Warren's tyre recycling plant which turns end-of-life tyres into high value oil, carbon and steel is set to double production.
Australian tyre recycling company, Green Distillation Technologies will expand the capacity of their plant in Warren with the installation of an additional processing module.
Additional modules will be installed next year to reach the annual processing capacity of 19,300 tonnes of tyres, that a fully developed facility with six operating modules would handle.
Chief Operating Officer of Green Distillation Technologies Trevor Bayley, said that the plant extension was an important milestone for the company and represents the culmination of a great deal of work by their entire team.
"Clearly, investment funds are vitally important and you have to spend money to make money and our aim is to get the Warren plant to full capacity so we can not only provide positive proof of our technology, but the economics of our process through the sale of the oil, carbon and steel we produce," he said.
Mr Bayley said Warren is the site of their original research and development work, which began in 2009.
The project aimed to solve the current problem of mass waste caused by tyres and offered a new way to create oil, steel and carbon.
Since then he said they have proven the concept and moved to a 21 hectare location which allows plenty of room for future expansion.
"The extent of the looming future world end-of-life disposal problem is not generally realised with a projected 2.7 billion expected to be generated in 2025," Mr Bayley said.

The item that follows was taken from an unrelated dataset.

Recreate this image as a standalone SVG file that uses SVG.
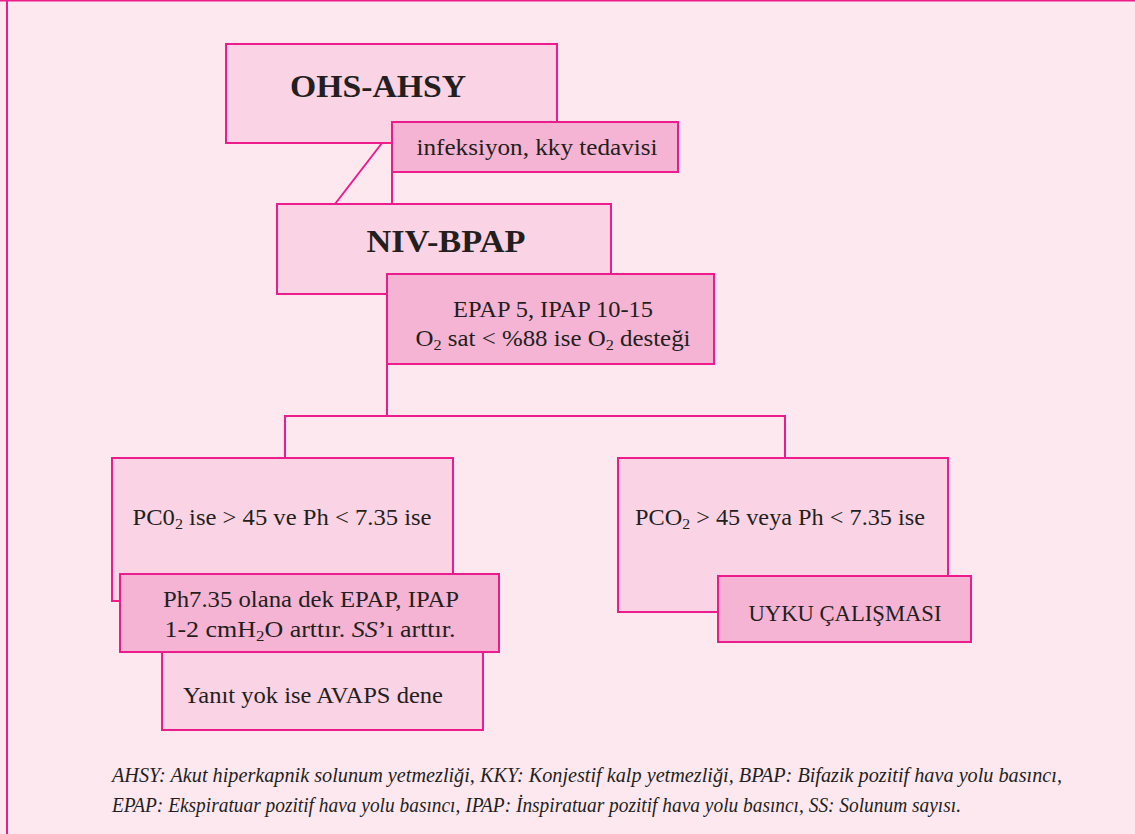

According to Green Distillation Technologies a typical 10kg car tyre yeilds 3.6 litres of oil, 4.7kg of carbon and 2kg of steel.
They said a 70kg truck tyre would provide 25 litres of oil, 33kg of carbon, 14kg of steel; and a four tonne oversize mining dump truck tyre would yield 1.9 tonnes of carbon, 0.8 tonne of steel and 1,420 litres of oil.
To put that volume in perspective, a full operating plant would generate 6,860,000 litres of high-quality oil, 9032 tonnes of carbon and 3760 tonnes of recovered steel.
Mr Bayley said this is an 'exciting' stage in their evolution as they work to bring their first two Australian processing facilities in Warren and Toowomba into full production.
The company have plans for five other Australian plants in Gladstone, Wagga, Geelong, Elizabeth and Collie in Western Australia.
The extension will be undertaken by outside contractors, as well as Green Distillation Technologies staff. A minimum of eight additional contractors will be employed.
Work on the extension is already underway and is expected to be completed by April 2021.